La seconde condition (M) est aussi parfois appelée « association positive » (Ibid.) et signifie que l’élévation d’une alternative contre toutes les autres dans les préférences individuelles ne peut la faire baisser contre aucune autre dans les préférences sociales. Autrement dit, les choix individuels et collectifs évoluent dans le même sens (Postel, 2003, p. 75). Les formulations ultérieures du théorème remplacent généralement les conditions (M) et (N) par l’axiome faible de Pareto (P), selon lequel si le profil est tel que tous préfèrent l’alternative x à l’alternative y, alors le classement social met x au-dessus de y (Arrow, 1999).

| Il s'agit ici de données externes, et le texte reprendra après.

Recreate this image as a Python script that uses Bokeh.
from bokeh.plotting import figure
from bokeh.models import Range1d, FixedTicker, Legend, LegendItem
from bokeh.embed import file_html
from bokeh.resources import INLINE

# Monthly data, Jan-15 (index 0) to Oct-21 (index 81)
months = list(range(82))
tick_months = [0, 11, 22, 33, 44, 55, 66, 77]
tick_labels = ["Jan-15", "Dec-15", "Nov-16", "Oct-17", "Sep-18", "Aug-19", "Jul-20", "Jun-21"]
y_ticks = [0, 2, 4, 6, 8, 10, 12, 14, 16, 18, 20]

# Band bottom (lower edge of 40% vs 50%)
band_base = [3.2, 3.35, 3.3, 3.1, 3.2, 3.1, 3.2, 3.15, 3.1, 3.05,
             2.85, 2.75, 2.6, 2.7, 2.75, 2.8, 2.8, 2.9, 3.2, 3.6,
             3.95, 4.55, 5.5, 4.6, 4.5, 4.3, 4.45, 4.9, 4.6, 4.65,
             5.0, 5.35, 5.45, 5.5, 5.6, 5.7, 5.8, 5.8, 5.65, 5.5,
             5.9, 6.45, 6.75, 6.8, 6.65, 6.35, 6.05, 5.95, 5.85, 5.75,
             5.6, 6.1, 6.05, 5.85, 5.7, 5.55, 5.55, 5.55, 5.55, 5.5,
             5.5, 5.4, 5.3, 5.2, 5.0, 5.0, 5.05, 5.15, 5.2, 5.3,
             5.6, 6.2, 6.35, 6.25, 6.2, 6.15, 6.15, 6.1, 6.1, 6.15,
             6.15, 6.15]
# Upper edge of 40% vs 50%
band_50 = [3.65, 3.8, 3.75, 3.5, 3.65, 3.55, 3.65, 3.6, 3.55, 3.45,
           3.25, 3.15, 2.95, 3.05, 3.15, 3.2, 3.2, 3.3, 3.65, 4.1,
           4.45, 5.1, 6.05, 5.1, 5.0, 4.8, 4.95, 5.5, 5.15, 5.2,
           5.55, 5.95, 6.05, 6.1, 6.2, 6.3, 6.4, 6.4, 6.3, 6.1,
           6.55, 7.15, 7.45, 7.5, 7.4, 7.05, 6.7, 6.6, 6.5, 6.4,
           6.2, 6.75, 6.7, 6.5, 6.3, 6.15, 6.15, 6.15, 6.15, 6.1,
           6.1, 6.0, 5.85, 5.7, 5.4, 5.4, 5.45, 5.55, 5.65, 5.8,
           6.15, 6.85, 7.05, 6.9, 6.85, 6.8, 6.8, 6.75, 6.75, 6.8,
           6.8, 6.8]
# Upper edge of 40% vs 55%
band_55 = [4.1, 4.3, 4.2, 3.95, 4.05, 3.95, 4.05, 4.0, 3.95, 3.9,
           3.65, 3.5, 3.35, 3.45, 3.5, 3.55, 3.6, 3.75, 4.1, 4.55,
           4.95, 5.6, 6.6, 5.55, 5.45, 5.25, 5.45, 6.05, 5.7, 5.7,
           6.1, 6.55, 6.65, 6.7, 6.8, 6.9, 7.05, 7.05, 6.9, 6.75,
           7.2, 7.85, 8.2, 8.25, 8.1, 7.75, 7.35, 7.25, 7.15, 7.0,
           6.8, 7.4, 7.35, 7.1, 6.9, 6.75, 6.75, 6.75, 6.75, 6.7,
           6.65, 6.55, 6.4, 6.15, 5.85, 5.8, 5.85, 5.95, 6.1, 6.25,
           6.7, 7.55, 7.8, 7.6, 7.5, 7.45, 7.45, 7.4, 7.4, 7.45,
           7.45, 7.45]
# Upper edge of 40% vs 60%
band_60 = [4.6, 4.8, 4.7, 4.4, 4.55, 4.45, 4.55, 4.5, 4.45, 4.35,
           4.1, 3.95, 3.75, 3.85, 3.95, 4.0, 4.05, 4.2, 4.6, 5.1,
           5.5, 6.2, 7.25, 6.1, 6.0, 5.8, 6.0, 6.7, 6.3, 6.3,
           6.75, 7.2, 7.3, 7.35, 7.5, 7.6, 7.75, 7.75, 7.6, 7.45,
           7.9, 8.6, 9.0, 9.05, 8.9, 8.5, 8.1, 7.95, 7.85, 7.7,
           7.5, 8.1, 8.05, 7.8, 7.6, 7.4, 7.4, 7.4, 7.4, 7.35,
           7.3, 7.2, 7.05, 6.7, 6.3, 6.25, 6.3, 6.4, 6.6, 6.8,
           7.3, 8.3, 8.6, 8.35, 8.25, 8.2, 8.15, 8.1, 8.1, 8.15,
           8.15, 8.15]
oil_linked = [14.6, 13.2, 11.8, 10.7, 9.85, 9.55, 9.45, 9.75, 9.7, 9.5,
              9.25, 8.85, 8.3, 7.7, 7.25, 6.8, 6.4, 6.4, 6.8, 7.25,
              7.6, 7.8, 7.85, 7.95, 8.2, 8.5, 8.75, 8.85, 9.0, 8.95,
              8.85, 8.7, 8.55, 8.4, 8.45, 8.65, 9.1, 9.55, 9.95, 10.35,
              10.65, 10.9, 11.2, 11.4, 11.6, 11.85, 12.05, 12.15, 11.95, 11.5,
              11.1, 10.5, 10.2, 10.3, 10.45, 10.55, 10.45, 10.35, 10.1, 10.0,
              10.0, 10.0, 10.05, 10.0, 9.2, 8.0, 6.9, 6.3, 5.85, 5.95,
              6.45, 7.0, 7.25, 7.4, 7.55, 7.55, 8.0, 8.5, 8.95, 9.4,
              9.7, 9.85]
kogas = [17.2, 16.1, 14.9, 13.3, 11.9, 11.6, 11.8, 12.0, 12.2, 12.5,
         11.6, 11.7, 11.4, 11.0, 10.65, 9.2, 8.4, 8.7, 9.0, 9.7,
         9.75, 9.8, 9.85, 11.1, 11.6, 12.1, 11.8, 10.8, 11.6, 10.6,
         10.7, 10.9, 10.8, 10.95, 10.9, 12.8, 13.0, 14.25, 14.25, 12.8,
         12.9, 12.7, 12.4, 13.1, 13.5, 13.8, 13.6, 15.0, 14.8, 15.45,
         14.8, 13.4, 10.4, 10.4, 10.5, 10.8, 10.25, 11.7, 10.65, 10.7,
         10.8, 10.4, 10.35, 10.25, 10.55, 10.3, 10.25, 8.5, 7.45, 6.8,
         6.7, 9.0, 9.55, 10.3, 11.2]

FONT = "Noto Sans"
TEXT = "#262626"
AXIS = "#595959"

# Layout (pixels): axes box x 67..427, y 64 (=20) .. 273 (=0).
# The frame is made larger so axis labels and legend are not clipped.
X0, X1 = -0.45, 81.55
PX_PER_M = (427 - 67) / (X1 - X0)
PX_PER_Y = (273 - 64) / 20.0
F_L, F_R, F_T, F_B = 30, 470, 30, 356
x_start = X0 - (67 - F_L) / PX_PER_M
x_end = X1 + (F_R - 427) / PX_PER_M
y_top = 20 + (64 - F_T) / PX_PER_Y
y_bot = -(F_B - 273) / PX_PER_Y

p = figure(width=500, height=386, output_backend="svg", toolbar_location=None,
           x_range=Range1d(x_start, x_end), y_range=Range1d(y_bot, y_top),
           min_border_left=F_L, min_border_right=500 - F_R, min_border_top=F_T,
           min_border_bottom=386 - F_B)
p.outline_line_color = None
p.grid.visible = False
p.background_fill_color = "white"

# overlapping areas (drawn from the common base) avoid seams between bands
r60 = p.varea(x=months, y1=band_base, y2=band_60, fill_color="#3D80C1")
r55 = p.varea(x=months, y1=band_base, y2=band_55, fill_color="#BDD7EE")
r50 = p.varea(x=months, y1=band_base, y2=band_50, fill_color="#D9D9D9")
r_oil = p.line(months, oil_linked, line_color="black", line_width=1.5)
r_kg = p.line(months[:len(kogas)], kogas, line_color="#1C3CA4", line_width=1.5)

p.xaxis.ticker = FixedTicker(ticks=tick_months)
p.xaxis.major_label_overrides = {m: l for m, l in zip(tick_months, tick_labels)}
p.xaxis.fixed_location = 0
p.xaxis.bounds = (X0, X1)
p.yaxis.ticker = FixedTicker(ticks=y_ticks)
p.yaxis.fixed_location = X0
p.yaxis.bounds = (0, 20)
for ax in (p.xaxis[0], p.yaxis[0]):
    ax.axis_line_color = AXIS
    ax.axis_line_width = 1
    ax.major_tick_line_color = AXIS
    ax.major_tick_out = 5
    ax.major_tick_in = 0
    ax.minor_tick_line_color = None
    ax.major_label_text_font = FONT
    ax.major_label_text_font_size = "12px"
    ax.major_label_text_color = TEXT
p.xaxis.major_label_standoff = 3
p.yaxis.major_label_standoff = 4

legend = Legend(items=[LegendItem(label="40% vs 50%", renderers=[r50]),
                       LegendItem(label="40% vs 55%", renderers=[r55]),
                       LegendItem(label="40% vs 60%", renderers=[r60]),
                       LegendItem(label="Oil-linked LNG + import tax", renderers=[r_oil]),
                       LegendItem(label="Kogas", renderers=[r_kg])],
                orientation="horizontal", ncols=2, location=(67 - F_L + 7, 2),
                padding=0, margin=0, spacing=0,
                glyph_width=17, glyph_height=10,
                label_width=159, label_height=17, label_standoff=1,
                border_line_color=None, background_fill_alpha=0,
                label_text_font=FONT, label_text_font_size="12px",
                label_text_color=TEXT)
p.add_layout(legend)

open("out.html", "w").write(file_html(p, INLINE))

La troisième condition (I) indique que le classement de deux alternatives ne dépend que des préférences individuelles sur ces deux alternatives (Arrow, 1999), autrement dit que le choix social dans un sous-ensemble d’alternatives ne doit dépendre que des préférences individuelles sur ce sous-ensemble (Arrow, 1950). Pour illustrer cette condition classique du choix social, Arrow (1950, p. 28) prend l’exemple de deux individus se partageant du vin et de la bière. L’un préfère avoir plus de bière, l’autre plus de vin. Si dans une autre situation, les deux individus n’ont que de la bière à se partager, la condition (I) stipule que le fait qu’un des deux individus soit davantage brimé que l’autre par l’étroitesse du choix possible ne doit pas être pris en compte dans le partage 203 . Le désir de vin étant « hors de propos », l’individu qui en est friand ne peut pas se servir de cette préférence pour exiger plus de bière que l’autre (Postel, 2003, p. 75).

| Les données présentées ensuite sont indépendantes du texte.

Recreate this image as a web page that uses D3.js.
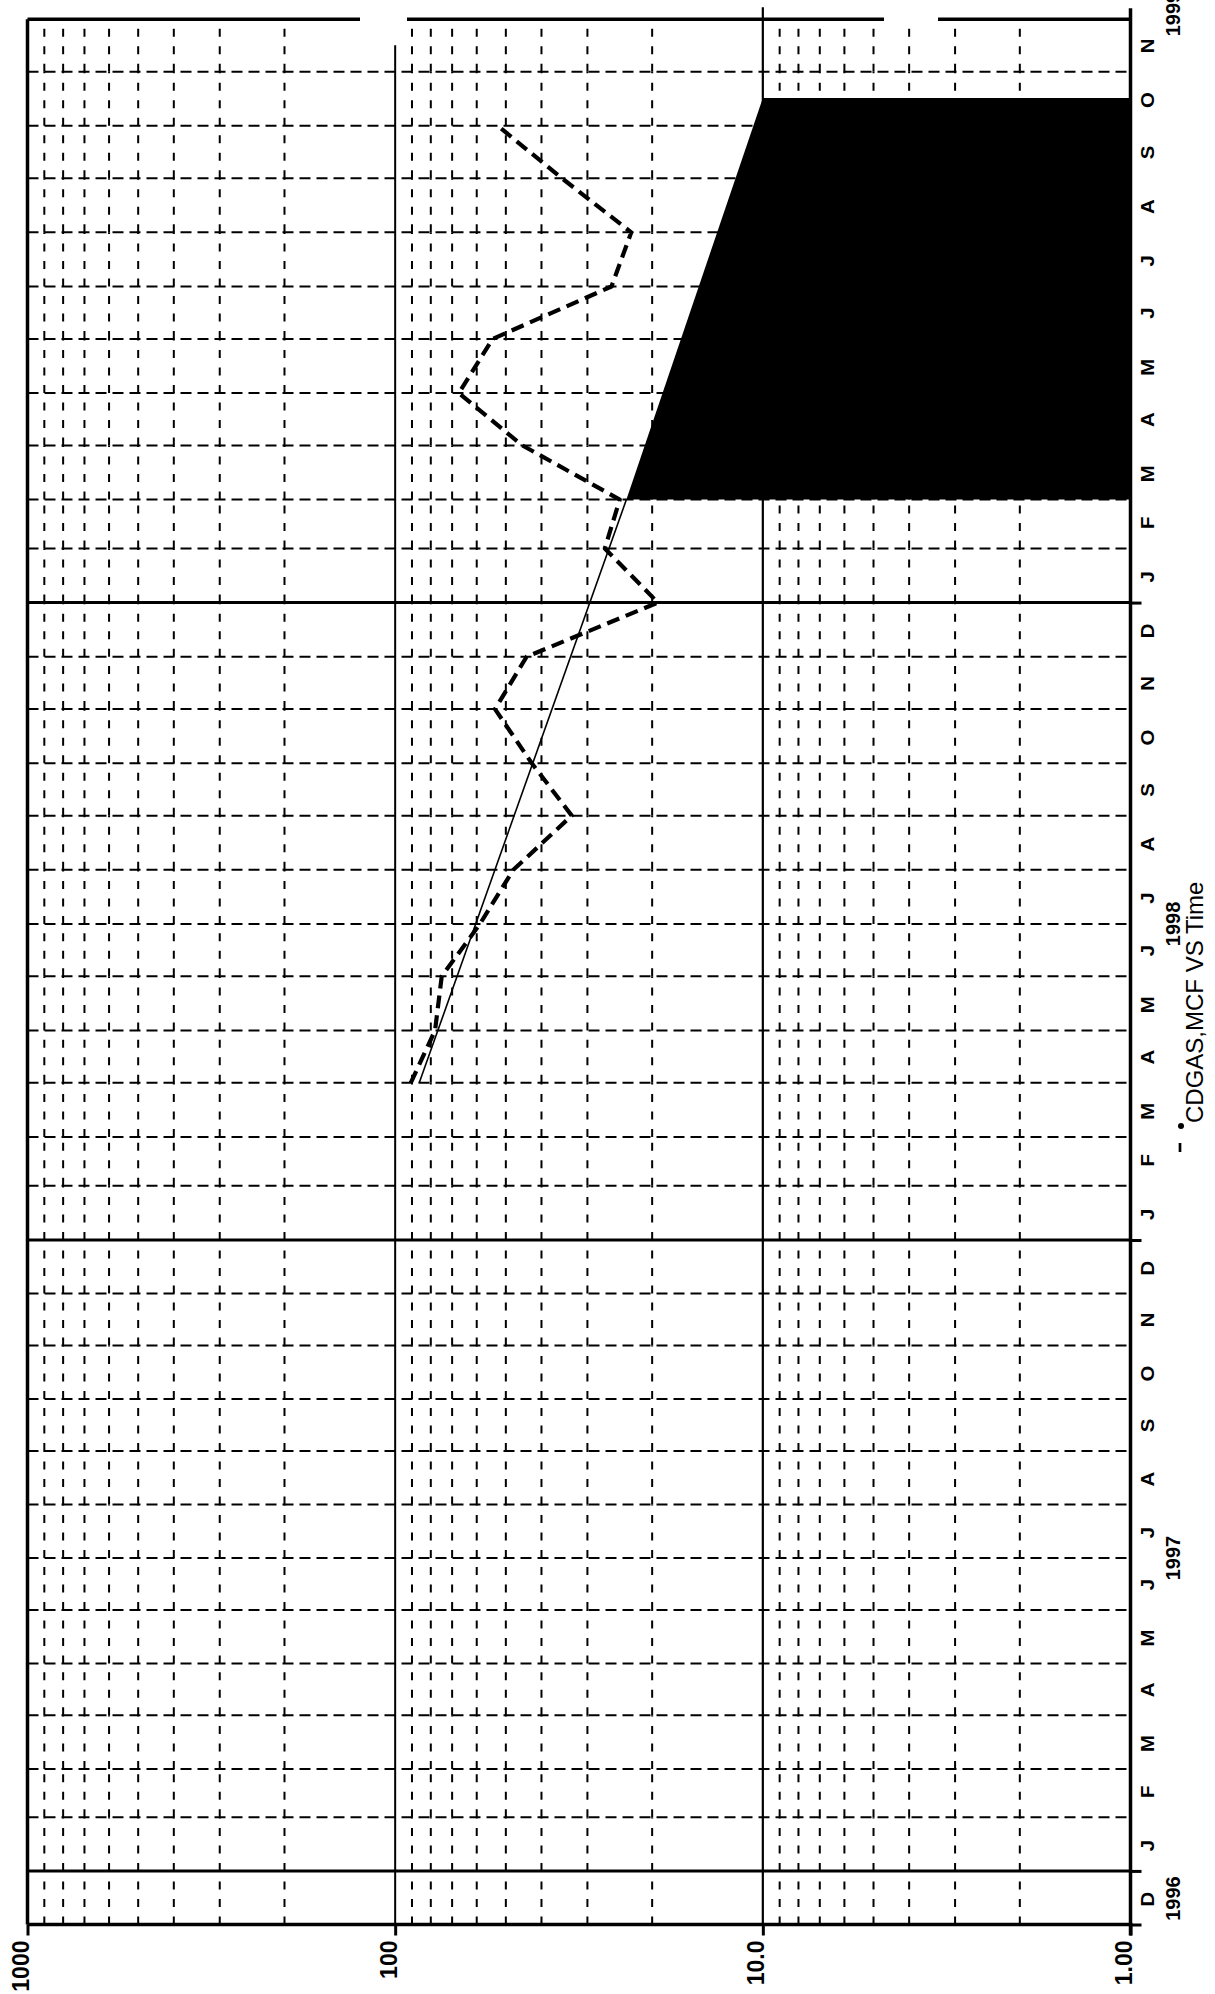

Quant aux deux dernières conditions, elles rejettent le principe de l’« unité » des choix, que le mécanisme de décision soit la dictature ou la convention 204 . Comme nous l’avons signalé plus haut, la condition (N) a généralement disparu avec la condition (M) pour être remplacée par la condition (P). La condition de non-imposition signifie qu’aucune paire d’alternatives n’est socialement classée (en termes de préférence large) indépendamment des préférences individuelles (Fleurbaey, 2000, p. 6). Autrement dit, cette condition (N) rejette les constitutions qui excluent certains ordres de préférence, soit l’idée qu’il y aurait des préférences collectives taboues, qui ne pourraient exister qu’à l’échelon individuel (Postel, 2003, p. 76).

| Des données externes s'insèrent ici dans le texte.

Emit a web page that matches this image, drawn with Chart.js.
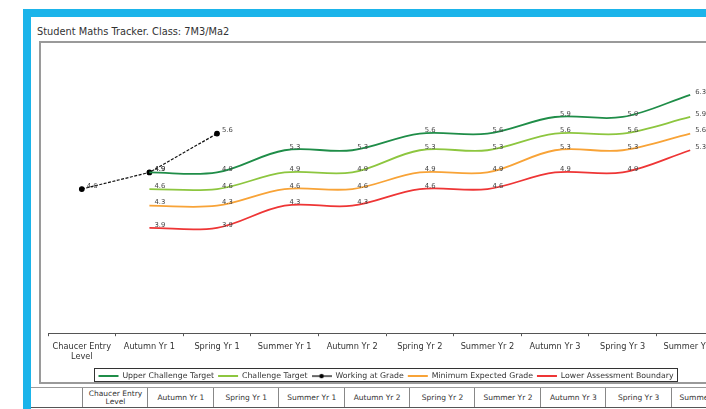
<!DOCTYPE html>
<html><head><meta charset="utf-8">
<script src="https://cdn.jsdelivr.net/npm/chart.js@4.4.0/dist/chart.umd.min.js"></script>
<style>
html,body{margin:0;padding:0;}
body{width:706px;height:409px;overflow:hidden;position:relative;background:#fff;font-family:"DejaVu Sans",Verdana,sans-serif;}
#blue{position:absolute;left:23px;top:9px;width:800px;height:500px;background:#1bb4ea;}
#inner{position:absolute;left:31px;top:17px;width:800px;height:500px;background:#fff;}
#title{position:absolute;left:37px;top:26px;font-size:9.8px;color:#333;white-space:nowrap;}
#frame{position:absolute;left:39px;top:41px;width:800px;height:339px;border:2px solid #9a9a9a;border-right:none;}
#cw{position:absolute;left:41px;top:43px;width:690px;height:348px;}
#tline{position:absolute;left:31px;top:387px;width:700px;height:0;border-top:1px solid #9a9a9a;}
#bline{position:absolute;left:31px;top:407px;width:700px;height:0;border-top:1px solid #555;}
.cell{position:absolute;top:388px;height:19px;border-left:1px solid #888;font-size:7.5px;color:#333;text-align:center;display:flex;align-items:center;justify-content:center;line-height:8px;}
</style></head>
<body>
<div id="blue"></div><div id="inner"></div>
<div id="title">Student Maths Tracker. Class: 7M3/Ma2</div>
<div id="frame"></div>
<div id="tline"></div><div id="bline"></div>
<div id="table"></div>
<div id="cw"><canvas id="c" width="690" height="348"></canvas></div>
<script>
const categories = [['Chaucer Entry','Level'],'Autumn Yr 1','Spring Yr 1','Summer Yr 1','Autumn Yr 2','Spring Yr 2','Summer Yr 2','Autumn Yr 3','Spring Yr 3','Summer Yr 3'];
const upperChallenge = [null,4.9,4.9,5.3,5.3,5.6,5.6,5.9,5.9,6.3];
const challenge      = [null,4.6,4.6,4.9,4.9,5.3,5.3,5.6,5.6,5.9];
const workingAtGrade = [4.6,4.9,5.6,null,null,null,null,null,null,null];
const minimumExpected= [null,4.3,4.3,4.6,4.6,4.9,4.9,5.3,5.3,5.6];
const lowerBoundary  = [null,3.9,3.9,4.3,4.3,4.6,4.6,4.9,4.9,5.3];
const seriesNames = ['Upper Challenge Target','Challenge Target','Working at Grade','Minimum Expected Grade','Lower Assessment Boundary'];

// table under chart
const tbl = document.getElementById('table');
categories.forEach((c,i)=>{
  const d = document.createElement('div');
  d.className='cell';
  d.style.left = (82 + i*65.4)+'px';
  d.style.width = '65px';
  d.innerHTML = Array.isArray(c) ? c[0]+'<br>'+c[1] : c;
  tbl.appendChild(d);
});

// legend image for working at grade
const wimg = document.createElement('canvas');
wimg.width = 20; wimg.height = 8;
(function(){const g=wimg.getContext('2d');g.strokeStyle='#000';g.lineWidth=1.2;g.beginPath();g.moveTo(0,4);g.lineTo(20,4);g.stroke();g.fillStyle='#000';g.beginPath();g.arc(10,4,2.2,0,Math.PI*2);g.fill();})();

const labelPlugin = {
  id:'vlabels',
  afterDatasetsDraw(chart){
    const ctx = chart.ctx;
    ctx.save();
    ctx.font = '6.8px "DejaVu Sans"';
    ctx.fillStyle = '#444';
    ctx.textBaseline = 'middle';
    chart.data.datasets.forEach((ds,di)=>{
      const meta = chart.getDatasetMeta(di);
      meta.data.forEach((p,i)=>{
        const v = ds.data[i];
        if(v===null) return;
        ctx.fillText(v.toFixed(1), p.x+5, p.y-3);
      });
    });
    ctx.restore();
  }
};
const legendBox = {
  id:'legendBox',
  afterDraw(chart){
    const lg = chart.legend; if(!lg || !lg.legendHitBoxes.length) return;
    const hb = lg.legendHitBoxes;
    let l=Infinity,r=-Infinity,t=Infinity,b=-Infinity;
    hb.forEach(h=>{l=Math.min(l,h.left);r=Math.max(r,h.left+h.width);t=Math.min(t,h.top);b=Math.max(b,h.top+h.height);});
    const ctx=chart.ctx; ctx.save(); ctx.strokeStyle='#333'; ctx.lineWidth=1;
    ctx.strokeRect(Math.round(l-5)+0.5, Math.round(t-4)+0.5, Math.round(r-l+8), Math.round(b-t+5));
    ctx.restore();
  }
};

const mk = (label,data,color,extra)=>Object.assign({label,data,borderColor:color,backgroundColor:color,borderWidth:1.8,pointRadius:0,tension:0.35,fill:false,spanGaps:false},extra||{});

new Chart(document.getElementById('c'),{
  type:'line',
  data:{labels:categories,datasets:[
    mk(seriesNames[0],upperChallenge,'#1f8d48'),
    mk(seriesNames[1],challenge,'#8dc63f'),
    mk(seriesNames[2],workingAtGrade,'#111',{borderWidth:1.2,borderDash:[3,1.5],tension:0,pointRadius:2.3,pointBackgroundColor:'#000',pointBorderColor:'#000'}),
    mk(seriesNames[3],minimumExpected,'#f8a337'),
    mk(seriesNames[4],lowerBoundary,'#ee3535')
  ]},
  options:{
    responsive:false,animation:false,
    layout:{padding:{left:7,right:7,top:13,bottom:1}},
    scales:{
      x:{offset:true,
        grid:{display:true,drawOnChartArea:false,drawTicks:true,tickLength:3,color:'#555',offset:true},
        border:{display:true,color:'#555',width:1},
        ticks:{font:{family:'DejaVu Sans',size:8.2},color:'#333',padding:6,maxRotation:0,autoSkip:false},
        afterFit(s){s.height=35;}
      },
      y:{display:false,min:2,max:7}
    },
    plugins:{
      tooltip:{enabled:false},
      legend:{position:'bottom',
        labels:{font:{family:'DejaVu Sans',size:7.8},color:'#333',usePointStyle:true,pointStyleWidth:20,boxHeight:8,padding:4,
          generateLabels(chart){
            const items = Chart.defaults.plugins.legend.labels.generateLabels(chart);
            items.forEach((it,i)=>{ if(i===2){it.pointStyle=wimg;it.lineDash=[];} else {it.pointStyle='line'; it.lineWidth=2;} });
            return items;
          }}
      }
    }
  },
  plugins:[labelPlugin,legendBox]
});
</script>
</body></html>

Enfin, la condition (D) indique que « le classement social n’est pas toujours en accord avec les préférences de chacun » (Arrow, 1999), et qu’il ne peut y avoir d’équivalence directe entre le choix d’un individu particulier et le choix collectif (Postel, 2003, p. 76). Autrement dit, aucun individu ne peut imposer sa préférence stricte à la société, sur l’ensemble des paires d’alternatives et pour tout profil de préférence (Fleurbaey, 2000, p. 6). Finalement, ce qu’Arrow rejette ici, ce sont les méthodes qui reposent sur une forme de consensus préexistant, qu’il soit issu de la contrainte ou de la volonté individuelle.

Notes
197.

 Comme le note Mongin (1999, p. 542), Arrow est le premier à faire pénétrer en économie la mathématique des relations binaires qu’il avait découverte dans les cours du logicien Tarski. Si son ouvrage de 1951 justifie assez longuement ce choix de modélisation, il est ensuite devenu très banal.

198.

 Notons toutefois que Arrow appelle « conditions », et non « axiomes », les propriétés que doivent avoir les fonctions de bien-être social. Il est aujourd’hui conventionnel de parler d’axiomes à leur sujet.

199.

Étant donné le parti pris d’Arrow pour le caractère ordinal des utilités individuelles, la fonction de bien-être social ne peut en aucun cas attribuer de valeur réelle aux états sociaux alternatifs. Seul un classement peut être obtenu ; ce qui compte, c’est l’ordre des nombres, et non leur valeur.

200.

Une constitution est une fonction qui assigne à chaque profil un ordre collectif (ou social).

201.

Un profil de préférences est la description de l’ensemble des préordres individuels.

202.

 La possibilité consiste en fait, pour Arrow (1951, p. 59), à conclure que seules les fonctions « dictatoriales » — au sens où elles ne satisfont pas la condition D — remplissent les quatre premières conditions. Mais, comme le note Mongin (1999, p. 543), « Si l’on doit interpréter le théorème comme un résultat négatif, et non pas comme la dérivation d’une règle de choix social, c’est que cette règle, la dictature, apparaît comme une conséquence inopportune. Arrow lui-même suit cette interprétation, puisqu’il voit dans son travail la position d’un problème (le « problème du choix social ») ».

203.

Si le choix collectif devait dépendre d’alternatives « hors de propos », une information parfaite quant à toutes les situations possibles serait nécessaire. Cet impératif étant impossible à respecter, Arrow considère que la condition (I) est tout à fait raisonnable, bien que ce soit sans doute la condition qui ait suscité le plus de controverses.

204.

 Postel (2003, pp. 75-76) estime qu’avec les conditions (N) et (D), Arrow récuse respectivement les solutions que Hume et Hobbes apportent à la question de l’ordre social. En effet, la condition (N) revient à rejeter les théories conventionnalistes de l’ordre social, fondées sur le respect de la coutume ou des conventions sociales. Arrow passe ainsi sous silence le phénomène de la conformation sociale, prenant au pied de la lettre le postulat individualiste. Quant à la condition (D), elle s’oppose directement, bien que non explicitement, à la solution hobbesienne, puisque le rejet de la dictature inclut le cas où cette dictature serait souhaitée par les individus.